Each year, “more than 296,000 American women face breast cancer,” according to Cancer.org, whose website offers essential information on reconstructive surgery for survivors.
Of course, with reconstructive surgery come unsightly scars. While some women choose this route, others forego reconstructive surgery altogether, instead adorning their bare chests with tattoos.
Last year, you may have heard about Facebook removing a photo of a breast cancer survivor’s large chest piece due to censors. The woman in the photograph suffered a double mastectomy and in place of the reconstructive surgery most women opt for, she chose the scene you see below — flowers, birds and animal surrounded by a Celtic chain.
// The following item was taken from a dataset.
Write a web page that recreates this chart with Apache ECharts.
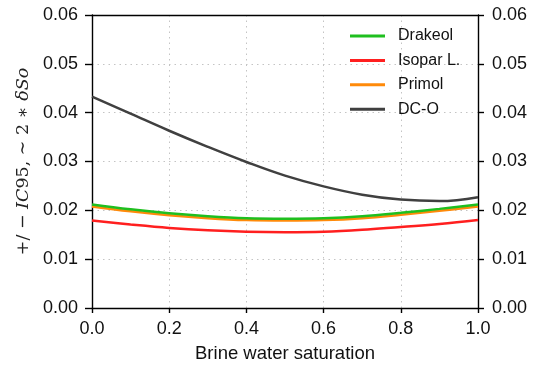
<!DOCTYPE html>
<html>
<head>
<meta charset="utf-8">
<script src="https://cdn.jsdelivr.net/npm/echarts@6/dist/echarts.min.js"></script>
<style>html,body{margin:0;padding:0;background:#fff}#c{width:539px;height:368px}</style>
</head>
<body>
<div id="c"></div>
<script>
const xValues = [0.0, 0.1, 0.2, 0.3, 0.4, 0.5, 0.6, 0.7, 0.8, 0.9, 1.0];
const drakeol = [0.0212, 0.0202, 0.0194, 0.0188, 0.0184, 0.0183, 0.0184, 0.0188, 0.0195, 0.0203, 0.0212];
const isopar  = [0.0179, 0.0171, 0.0164, 0.0159, 0.0156, 0.0155, 0.0156, 0.0160, 0.0166, 0.0172, 0.0180];
const primol  = [0.0208, 0.0198, 0.0190, 0.0184, 0.0180, 0.0179, 0.0180, 0.0184, 0.0191, 0.0199, 0.0208];
const dco     = [0.0433, 0.0398, 0.0363, 0.0330, 0.0299, 0.0271, 0.0249, 0.0232, 0.0222, 0.0219, 0.0227];
const seriesNames = ['Drakeol', 'Isopar L.', 'Primol', 'DC-O'];
const xTitle = 'Brine water saturation';

const colors = ['#1fbf1f', '#ff1f1f', '#ff8a0a', '#404040'];
const allData = [drakeol, isopar, primol, dco];
const pairs = arr => xValues.map((x, i) => [x, arr[i]]);

const axisLineStyle = { color: '#000', width: 1.4 };
const gridLineStyle = { type: [1.5, 4], color: '#c4c4c4', width: 1 };
const chart = echarts.init(document.getElementById('c'), null, { renderer: 'canvas' });
chart.setOption({
  animation: false,
  backgroundColor: '#fff',
  grid: { left: 92, right: 61, top: 15, bottom: 58 },
  legend: {
    orient: 'vertical',
    left: 350, top: 28, padding: 0,
    icon: 'rect',
    itemWidth: 35, itemHeight: 3, itemGap: 8.4,
    textStyle: { fontFamily: 'Liberation Sans, Arial', fontSize: 16, color: '#111', lineHeight: 16, padding: [0, 0, 0, 8] },
    data: seriesNames
  },
  xAxis: [{
    type: 'value', min: 0, max: 1, interval: 0.2, position: 'bottom',
    name: xTitle, nameLocation: 'middle', nameGap: 36,
    nameTextStyle: { fontFamily: 'Liberation Sans, Arial', fontSize: 18.5, color: '#111' },
    axisLine: { show: true, onZero: false, lineStyle: axisLineStyle },
    axisTick: { show: true, inside: false, length: 5, lineStyle: axisLineStyle },
    axisLabel: { margin: 12, fontFamily: 'Liberation Sans, Arial', fontSize: 18, color: '#111',
      formatter: v => v.toFixed(1) },
    splitLine: { show: true, lineStyle: gridLineStyle }
  }, {
    type: 'value', min: 0, max: 1, interval: 0.2, position: 'top',
    axisLine: { show: true, onZero: false, lineStyle: axisLineStyle },
    axisTick: { show: false }, axisLabel: { show: false }, splitLine: { show: false }
  }],
  yAxis: [{
    type: 'value', min: 0, max: 0.06, interval: 0.01, position: 'left',
    name: '{n|+/ − }{i|IC}{n|95, ∼ 2 ∗ }{i|δSo}',
    nameLocation: 'middle', nameRotate: 90, nameGap: 59,
    nameTextStyle: {
      rich: {
        n: { fontFamily: 'DejaVu Serif', fontSize: 17.5, color: '#222' },
        i: { fontFamily: 'DejaVu Serif', fontStyle: 'italic', fontSize: 17.5, color: '#222' }
      }
    },
    axisLine: { show: true, onZero: false, lineStyle: axisLineStyle },
    axisTick: { show: true, inside: false, length: 7, lineStyle: axisLineStyle },
    axisLabel: { margin: 14, fontFamily: 'Liberation Sans, Arial', fontSize: 18, color: '#111',
      formatter: v => v.toFixed(2) },
    splitLine: { show: true, lineStyle: gridLineStyle }
  }, {
    type: 'value', min: 0, max: 0.06, interval: 0.01, position: 'right',
    axisLine: { show: true, onZero: false, lineStyle: axisLineStyle },
    axisTick: { show: true, inside: false, length: 6, lineStyle: axisLineStyle },
    axisLabel: { margin: 14, fontFamily: 'Liberation Sans, Arial', fontSize: 18, color: '#111',
      formatter: v => v.toFixed(2) },
    splitLine: { show: false }
  }],
  series: seriesNames.map((name, k) => ({
    name, type: 'line', smooth: 0.4, symbol: 'none',
    xAxisIndex: 0, yAxisIndex: 0,
    data: pairs(allData[k]),
    lineStyle: { color: colors[k], width: 2.5 },
    itemStyle: { color: colors[k] },
    z: k === 0 ? 3 : 2
  }))
});
</script>
</body>
</html>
Needless to say, Facebook later adjusted its policy, and more and more women seem to be choosing body art as an alternative to reconstructive surgery.
It’s not only a way to skip getting implants and enduring more surgeries, it’s also a way to rejoice in the victory of conquering cancer, or embracing (rather than evading) the scars left behind from their battle — both mentally and physically.
An organization called Personal Ink, or P.INK, headquartered in Boulder, Colorado, provides breast-cancer survivors following their mastectomies with a Pinterest site full of images of tattoos for inspiration, as well as information about various tattoo artists. The boards also allow women and men the opportunity to share their own design ideas, personal stories and artist referrals with others.
The tattoo options available for those seeking alternatives to reconstructive surgery are endless.